Entries taken from a collection
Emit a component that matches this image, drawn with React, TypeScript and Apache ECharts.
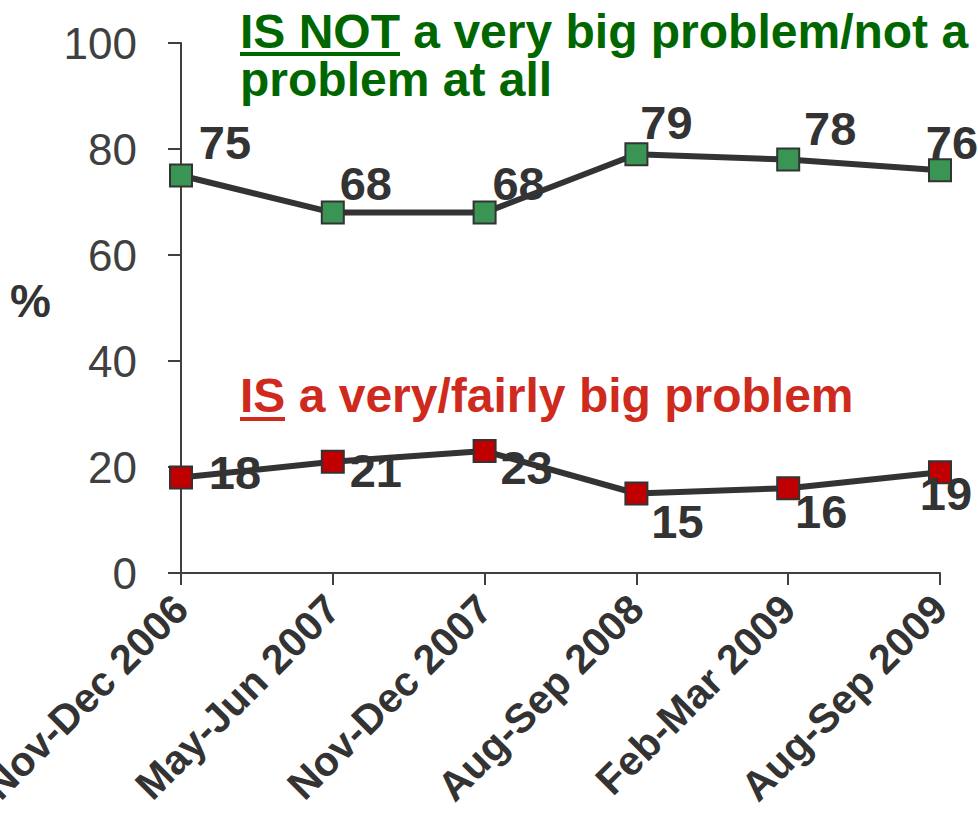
import React, { useEffect, useRef } from "react";
import * as echarts from "echarts";

const categories = [
  "Nov-Dec 2006",
  "May-Jun 2007",
  "Nov-Dec 2007",
  "Aug-Sep 2008",
  "Feb-Mar 2009",
  "Aug-Sep 2009",
];
const notProblem = [75, 68, 68, 79, 78, 76];
const isProblem = [18, 21, 23, 15, 16, 19];
const yMin = 0;
const yMax = 100;
const yInterval = 20;

// label placement (style, not data)
const notOffsets = [
  [44, -33],
  [33, -29],
  [34, -29],
  [30, -32],
  [42, -31],
  [12, -28],
];
const isOffsets = [
  [54, -5],
  [43, 9],
  [42, 16],
  [41, 28],
  [33, 23],
  [6, 21],
];

const FONT = "'Liberation Sans', Arial, Helvetica, sans-serif";
const DARK = "#333333";
const GREEN_TXT = "#006600";
const RED_TXT = "#cf2a1e";

export default function App() {
  const ref = useRef<HTMLDivElement>(null);
  useEffect(() => {
    document.body.style.margin = "0";
    if (!ref.current) return;
    const chart = echarts.init(ref.current, undefined, { renderer: "svg" });

    const mkData = (vals: number[], offs: number[][]) =>
      vals.map((v, i) => ({
        value: v,
        label: { offset: offs[i] },
      }));

    const labelStyle = {
      show: true,
      position: "inside",
      color: DARK,
      fontFamily: FONT,
      fontWeight: "bold",
      fontSize: 47,
    };

    chart.setOption({
      animation: false,
      grid: { left: 181, right: 38, top: 43, bottom: 252, containLabel: false, outerBoundsMode: "none" },
      xAxis: {
        type: "category",
        data: categories,
        boundaryGap: false,
        axisLine: { lineStyle: { color: "#404040", width: 2 } },
        axisTick: { show: true, length: 12, alignWithLabel: true, lineStyle: { color: "#404040", width: 2 } },
        axisLabel: {
          rotate: 45,
          interval: 0,
          margin: 29,
          color: DARK,
          fontFamily: FONT,
          fontWeight: "bold",
          fontSize: 41,
        },
        splitLine: { show: false },
      },
      yAxis: {
        type: "value",
        min: yMin,
        max: yMax,
        interval: yInterval,
        axisLine: { show: true, lineStyle: { color: "#404040", width: 2 } },
        axisTick: { show: true, length: 13, lineStyle: { color: "#404040", width: 2 } },
        axisLabel: {
          margin: 44,
          color: "#404040",
          fontFamily: FONT,
          fontSize: 44,
        },
        splitLine: { show: false },
      },
      series: [
        {
          name: "IS NOT",
          type: "line",
          data: mkData(notProblem, notOffsets),
          symbol: "rect",
          symbolSize: 22,
          lineStyle: { color: DARK, width: 6 },
          itemStyle: { color: "#3a9454", borderColor: DARK, borderWidth: 2 },
          label: labelStyle,
          z: 3,
        },
        {
          name: "IS",
          type: "line",
          data: mkData(isProblem, isOffsets),
          symbol: "rect",
          symbolSize: 22,
          lineStyle: { color: DARK, width: 6 },
          itemStyle: { color: "#c00000", borderColor: DARK, borderWidth: 2 },
          label: labelStyle,
          z: 3,
        },
      ],
      graphic: [
        {
          type: "text",
          left: 10,
          top: 278,
          style: { text: "%", fill: DARK, font: `bold 46px ${FONT}` },
        },
        {
          type: "text",
          x: 240,
          y: 31,
          style: {
            text: "IS NOT a very big problem/not a",
            fill: GREEN_TXT,
            font: `bold 48px ${FONT}`,
            verticalAlign: "middle",
          },
        },
        {
          type: "text",
          x: 240,
          y: 79,
          style: {
            text: "problem at all",
            fill: GREEN_TXT,
            font: `bold 48px ${FONT}`,
            verticalAlign: "middle",
          },
        },
        {
          type: "rect",
          shape: { x: 240, y: 52, width: 160, height: 4 },
          style: { fill: GREEN_TXT },
        },
        {
          type: "text",
          x: 240,
          y: 395,
          style: {
            text: "IS a very/fairly big problem",
            fill: RED_TXT,
            font: `bold 48px ${FONT}`,
            verticalAlign: "middle",
          },
        },
        {
          type: "rect",
          shape: { x: 240, y: 417, width: 45, height: 4 },
          style: { fill: RED_TXT },
        },
      ],
    });
    return () => chart.dispose();
  }, []);
  return (
    <div
      ref={ref}
      style={{ width: 978, height: 825, position: "fixed", left: 0, top: 0, background: "#fff" }}
    />
  );
}
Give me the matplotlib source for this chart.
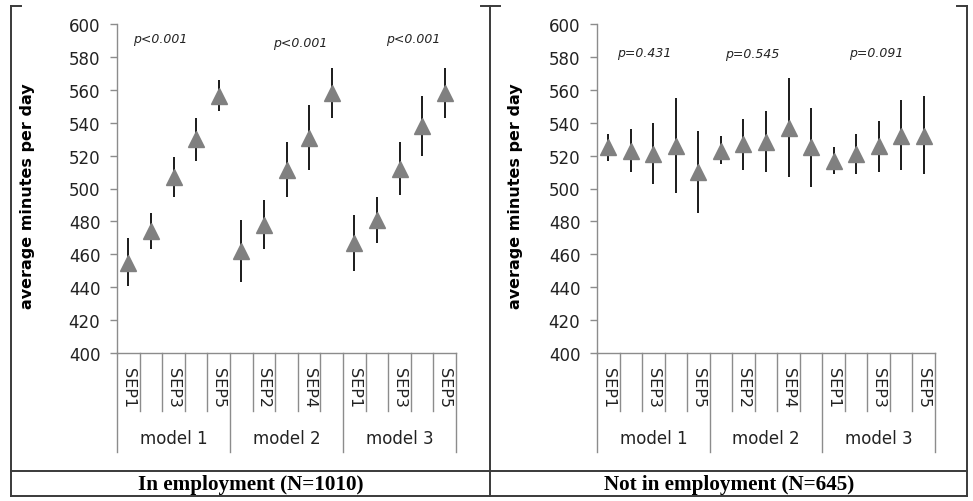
import matplotlib.pyplot as plt
from matplotlib.lines import Line2D

# categories (15 per panel: SEP1-5 for each model)
sep_labels = ["SEP1", "SEP2", "SEP3", "SEP4", "SEP5"]
models = ["model 1", "model 2", "model 3"]

# In employment (N=1010)
emp_mean = [455, 474, 507, 530, 556,
            462, 478, 511, 531, 558,
            467, 481, 512, 538, 558]
emp_low = [441, 463, 495, 517, 547,
           443, 463, 495, 511, 543,
           450, 467, 496, 520, 543]
emp_high = [470, 485, 519, 543, 566,
            481, 493, 528, 551, 573,
            484, 495, 528, 556, 573]
emp_p = ["p<0.001", "p<0.001", "p<0.001"]

# Not in employment (N=645)
nemp_mean = [525, 523, 521, 526, 510,
             523, 527, 528, 537, 525,
             517, 521, 526, 532, 532]
nemp_low = [517, 510, 503, 497, 485,
            515, 511, 510, 507, 501,
            509, 509, 510, 511, 509]
nemp_high = [533, 536, 540, 555, 535,
             532, 542, 547, 567, 549,
             525, 533, 541, 554, 556]
nemp_p = ["p=0.431", "p=0.545", "p=0.091"]

W, H = 973, 502
plt.rcParams['font.family'] = ['DejaVu Sans']
fig = plt.figure(figsize=(W / 100, H / 100), dpi=100)
fig.patch.set_facecolor("white")

axis_grey = "#8c8c8c"


def fx(px):
    return px / W


def fy(py):
    return 1 - py / H


def draw_panel(rect, mean, low, high, pvals, p_x, p_y, ylab_x):
    ax = fig.add_axes(rect)
    x = list(range(len(mean)))
    err = [[m - l for m, l in zip(mean, low)], [h - m for m, h in zip(mean, high)]]
    ax.errorbar(x, mean, yerr=err, fmt="none", ecolor="#1a1a1a", elinewidth=1.4, capsize=0, zorder=2)
    ax.plot(x, mean, linestyle="none", marker="^", markersize=11.5, color="#808080", zorder=3)

    ax.set_xlim(-0.5, len(mean) - 0.5)
    ax.set_ylim(400, 600)
    ax.set_yticks(range(400, 601, 20))
    ax.tick_params(axis="y", length=5, width=1, color=axis_grey, labelsize=12, pad=7, labelcolor="#222222")
    ax.set_xticks([])
    for s in ["top", "right"]:
        ax.spines[s].set_visible(False)
    for s in ["left", "bottom"]:
        ax.spines[s].set_color(axis_grey)
        ax.spines[s].set_linewidth(1)

    ax.set_ylabel("average minutes per day", fontsize=11.5, fontweight="bold")
    ax.yaxis.set_label_coords(ylab_x, 0.48)

    # category separators below the axis
    trans = ax.get_xaxis_transform()
    for i in range(len(mean) + 1):
        edge = i - 0.5
        if i % 5 == 0:
            ylow = -0.30
        else:
            ylow = -0.177
        ax.plot([edge, edge], [0, ylow], color=axis_grey, lw=1, transform=trans, clip_on=False)

    # SEP labels (every other one shown)
    for i in range(0, len(mean), 2):
        ax.text(i, -0.042, sep_labels[i % 5], rotation=-90, ha="center", va="top",
                fontsize=11.5, color="#222222", transform=trans)

    for g, name in enumerate(models):
        ax.text(g * 5 + 2, -0.258, name, ha="center", va="center", fontsize=12,
                color="#222222", transform=trans)

    for xp, yp, txt in zip(p_x, p_y, pvals):
        ax.text(xp, yp, txt, ha="center", va="center", fontsize=9, style="italic", color="#222222")
    return ax


draw_panel([fx(117), fy(354), fx(456) - fx(117), fy(25) - fy(354)],
           emp_mean, emp_low, emp_high, emp_p, [1.4, 7.6, 12.6], [591, 589, 591], -0.242)
draw_panel([fx(597), fy(354), fx(935) - fx(597), fy(25) - fy(354)],
           nemp_mean, nemp_low, nemp_high, nemp_p, [1.6, 6.4, 11.9], [582.5, 582, 582.5], -0.219)

# table frame around the two panels
frame_col = "#3a3a3a"
segments = [
    ((11, 7), (11, 497)),
    ((490, 7), (490, 497)),
    ((967, 7), (967, 497)),
    ((11, 7), (21, 7)),
    ((481, 7), (500, 7)),
    ((957, 7), (967, 7)),
    ((11, 472), (967, 472)),
    ((11, 497), (967, 497)),
]
for (x0, y0), (x1, y1) in segments:
    fig.add_artist(Line2D([fx(x0), fx(x1)], [fy(y0), fy(y1)], color=frame_col, lw=1.4,
                          transform=fig.transFigure))

fig.text(fx(251), fy(485), "In employment (N=1010)", ha="center", va="center",
         fontsize=15.2, fontweight="bold", family="Liberation Serif")
fig.text(fx(729), fy(485), "Not in employment (N=645)", ha="center", va="center",
         fontsize=15.2, fontweight="bold", family="Liberation Serif")

fig.savefig("out.png", dpi=100)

◆ Written exercise
Set down the lines running from the one with "Give me the matplotlib source for this chart." through the one with "return 1 - py / H", both ends kept, exactly and with no pictures.

◆ The result
Give me the matplotlib source for this chart.
import matplotlib.pyplot as plt
from matplotlib.lines import Line2D

# categories (15 per panel: SEP1-5 for each model)
sep_labels = ["SEP1", "SEP2", "SEP3", "SEP4", "SEP5"]
models = ["model 1", "model 2", "model 3"]

# In employment (N=1010)
emp_mean = [455, 474, 507, 530, 556,
            462, 478, 511, 531, 558,
            467, 481, 512, 538, 558]
emp_low = [441, 463, 495, 517, 547,
           443, 463, 495, 511, 543,
           450, 467, 496, 520, 543]
emp_high = [470, 485, 519, 543, 566,
            481, 493, 528, 551, 573,
            484, 495, 528, 556, 573]
emp_p = ["p<0.001", "p<0.001", "p<0.001"]

# Not in employment (N=645)
nemp_mean = [525, 523, 521, 526, 510,
             523, 527, 528, 537, 525,
             517, 521, 526, 532, 532]
nemp_low = [517, 510, 503, 497, 485,
            515, 511, 510, 507, 501,
            509, 509, 510, 511, 509]
nemp_high = [533, 536, 540, 555, 535,
             532, 542, 547, 567, 549,
             525, 533, 541, 554, 556]
nemp_p = ["p=0.431", "p=0.545", "p=0.091"]

W, H = 973, 502
plt.rcParams['font.family'] = ['DejaVu Sans']
fig = plt.figure(figsize=(W / 100, H / 100), dpi=100)
fig.patch.set_facecolor("white")

axis_grey = "#8c8c8c"


def fx(px):
    return px / W


def fy(py):
    return 1 - py / H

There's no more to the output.